Paul Ayers, one of the plaintiff attorneys representing the families, will oversee the restoration efforts, to include obtaining original cemetery records, identifying and storing cremated remains in the mausoleum and installing an irrigation system for rehabilitated landscaping.

With the settlement complete, the long-awaited restoration efforts should begin soon, Ayers said.

“For most of the families, it’s not the compensation,” Ayers said. “They want to see the cemetery normalized.”

The lawsuit was filed after October 2005, when state investigators found the remains of 4,000 people who had not been properly buried or disposed of.

In November 2005, state officials removed then-operator Marsha Lee Howard and prohibited the cemetery from conducting any new business.

The lawsuit alleged that remains were put in burial sites already occupied, that others were mixed and that some single-burial plots were converted for multiple burials.

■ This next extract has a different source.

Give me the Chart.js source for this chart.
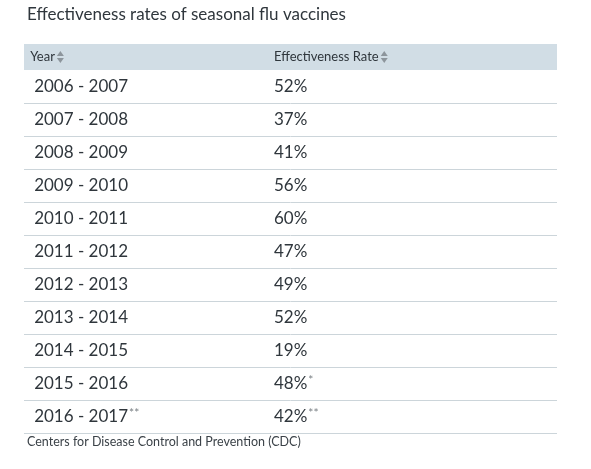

Goldsman closed the cemetery less than a year later due to financial difficulties. With the property faltering, the city stepped in for months to open the cemetery for four hours a week.

In recent years, family members have been able to visit loved ones at the cemetery only every other Sunday and holidays during court-ordered public openings.

The restoration will hopefully make the cemetery ready for purchase by a new owner who can reopen it on a regular basis, Ayers said.

“The big unanswered question is who is going to buy the cemetery,” Ayers said. “But nobody was going to buy it while it was in litigation.”